> DATA:
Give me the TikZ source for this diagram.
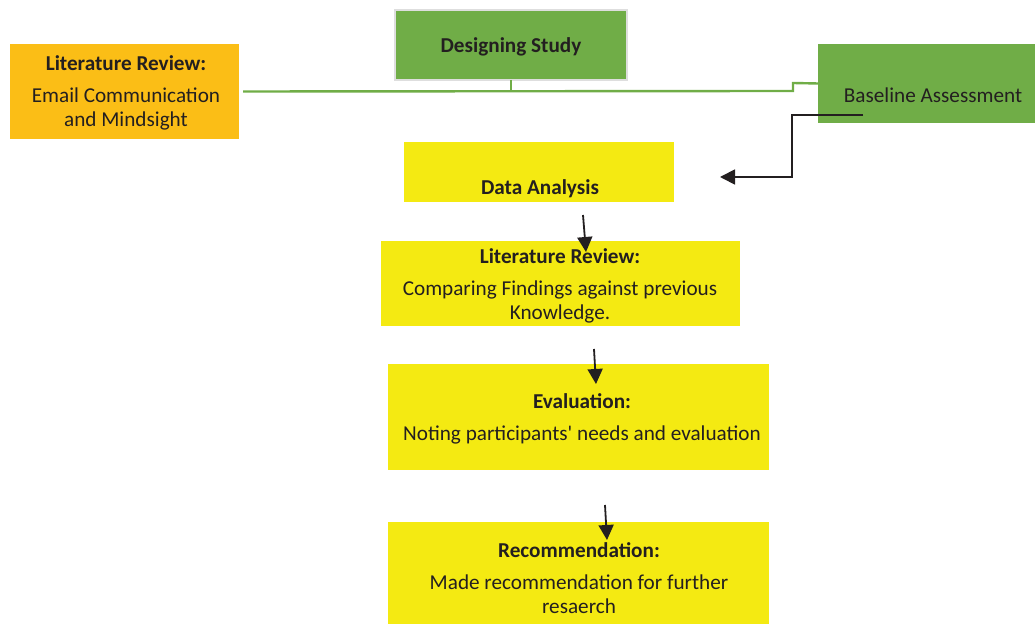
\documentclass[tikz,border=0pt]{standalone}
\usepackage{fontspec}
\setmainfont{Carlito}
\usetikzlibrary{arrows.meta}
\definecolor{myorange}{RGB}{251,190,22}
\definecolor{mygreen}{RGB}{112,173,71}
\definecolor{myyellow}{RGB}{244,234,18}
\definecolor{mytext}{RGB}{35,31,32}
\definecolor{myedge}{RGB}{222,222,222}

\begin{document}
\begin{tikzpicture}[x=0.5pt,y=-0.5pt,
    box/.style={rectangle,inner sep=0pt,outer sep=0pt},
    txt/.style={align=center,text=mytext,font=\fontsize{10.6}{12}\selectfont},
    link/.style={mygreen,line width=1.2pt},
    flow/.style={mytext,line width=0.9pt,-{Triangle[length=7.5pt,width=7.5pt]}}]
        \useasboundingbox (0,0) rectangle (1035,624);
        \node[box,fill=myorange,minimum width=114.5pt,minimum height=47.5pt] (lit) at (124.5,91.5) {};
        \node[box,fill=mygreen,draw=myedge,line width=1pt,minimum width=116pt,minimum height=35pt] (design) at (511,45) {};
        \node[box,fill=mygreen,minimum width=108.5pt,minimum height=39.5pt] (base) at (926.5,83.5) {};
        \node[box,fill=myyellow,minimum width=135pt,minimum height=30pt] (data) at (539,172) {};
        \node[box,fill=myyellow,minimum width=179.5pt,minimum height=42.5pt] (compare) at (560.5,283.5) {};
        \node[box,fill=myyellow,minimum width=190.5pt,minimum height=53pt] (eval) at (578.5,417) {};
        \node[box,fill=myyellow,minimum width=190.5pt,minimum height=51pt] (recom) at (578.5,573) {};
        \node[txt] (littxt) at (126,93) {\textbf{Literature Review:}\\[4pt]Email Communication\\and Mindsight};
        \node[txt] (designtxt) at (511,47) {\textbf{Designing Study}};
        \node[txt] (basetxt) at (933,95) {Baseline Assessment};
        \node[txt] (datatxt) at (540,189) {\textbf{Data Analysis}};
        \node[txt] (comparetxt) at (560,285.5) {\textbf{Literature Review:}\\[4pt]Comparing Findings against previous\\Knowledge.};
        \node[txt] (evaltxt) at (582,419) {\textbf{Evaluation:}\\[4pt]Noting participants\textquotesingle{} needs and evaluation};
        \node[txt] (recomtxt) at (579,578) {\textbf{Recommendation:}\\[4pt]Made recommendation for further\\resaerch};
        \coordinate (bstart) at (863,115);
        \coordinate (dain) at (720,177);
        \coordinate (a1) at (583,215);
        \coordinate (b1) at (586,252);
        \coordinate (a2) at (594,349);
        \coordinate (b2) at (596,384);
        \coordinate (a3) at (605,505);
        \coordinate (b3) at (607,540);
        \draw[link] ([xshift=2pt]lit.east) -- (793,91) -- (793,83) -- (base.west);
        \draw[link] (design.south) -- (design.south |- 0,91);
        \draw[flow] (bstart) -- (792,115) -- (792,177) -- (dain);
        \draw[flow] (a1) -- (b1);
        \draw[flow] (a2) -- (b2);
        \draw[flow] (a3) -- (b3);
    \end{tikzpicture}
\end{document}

> EXERCISE: Leaving out the pictures, repeat the data above exactly.

> TASK OUTPUT:
Give me the TikZ source for this diagram.
\documentclass[tikz,border=0pt]{standalone}
\usepackage{fontspec}
\setmainfont{Carlito}
\usetikzlibrary{arrows.meta}
\definecolor{myorange}{RGB}{251,190,22}
\definecolor{mygreen}{RGB}{112,173,71}
\definecolor{myyellow}{RGB}{244,234,18}
\definecolor{mytext}{RGB}{35,31,32}
\definecolor{myedge}{RGB}{222,222,222}

\begin{document}
\begin{tikzpicture}[x=0.5pt,y=-0.5pt,
    box/.style={rectangle,inner sep=0pt,outer sep=0pt},
    txt/.style={align=center,text=mytext,font=\fontsize{10.6}{12}\selectfont},
    link/.style={mygreen,line width=1.2pt},
    flow/.style={mytext,line width=0.9pt,-{Triangle[length=7.5pt,width=7.5pt]}}]
        \useasboundingbox (0,0) rectangle (1035,624);
        \node[box,fill=myorange,minimum width=114.5pt,minimum height=47.5pt] (lit) at (124.5,91.5) {};
        \node[box,fill=mygreen,draw=myedge,line width=1pt,minimum width=116pt,minimum height=35pt] (design) at (511,45) {};
        \node[box,fill=mygreen,minimum width=108.5pt,minimum height=39.5pt] (base) at (926.5,83.5) {};
        \node[box,fill=myyellow,minimum width=135pt,minimum height=30pt] (data) at (539,172) {};
        \node[box,fill=myyellow,minimum width=179.5pt,minimum height=42.5pt] (compare) at (560.5,283.5) {};
        \node[box,fill=myyellow,minimum width=190.5pt,minimum height=53pt] (eval) at (578.5,417) {};
        \node[box,fill=myyellow,minimum width=190.5pt,minimum height=51pt] (recom) at (578.5,573) {};
        \node[txt] (littxt) at (126,93) {\textbf{Literature Review:}\\[4pt]Email Communication\\and Mindsight};
        \node[txt] (designtxt) at (511,47) {\textbf{Designing Study}};
        \node[txt] (basetxt) at (933,95) {Baseline Assessment};
        \node[txt] (datatxt) at (540,189) {\textbf{Data Analysis}};
        \node[txt] (comparetxt) at (560,285.5) {\textbf{Literature Review:}\\[4pt]Comparing Findings against previous\\Knowledge.};
        \node[txt] (evaltxt) at (582,419) {\textbf{Evaluation:}\\[4pt]Noting participants\textquotesingle{} needs and evaluation};
        \node[txt] (recomtxt) at (579,578) {\textbf{Recommendation:}\\[4pt]Made recommendation for further\\resaerch};
        \coordinate (bstart) at (863,115);
        \coordinate (dain) at (720,177);
        \coordinate (a1) at (583,215);
        \coordinate (b1) at (586,252);
        \coordinate (a2) at (594,349);
        \coordinate (b2) at (596,384);
        \coordinate (a3) at (605,505);
        \coordinate (b3) at (607,540);
        \draw[link] ([xshift=2pt]lit.east) -- (793,91) -- (793,83) -- (base.west);
        \draw[link] (design.south) -- (design.south |- 0,91);
        \draw[flow] (bstart) -- (792,115) -- (792,177) -- (dain);
        \draw[flow] (a1) -- (b1);
        \draw[flow] (a2) -- (b2);
        \draw[flow] (a3) -- (b3);
    \end{tikzpicture}
\end{document}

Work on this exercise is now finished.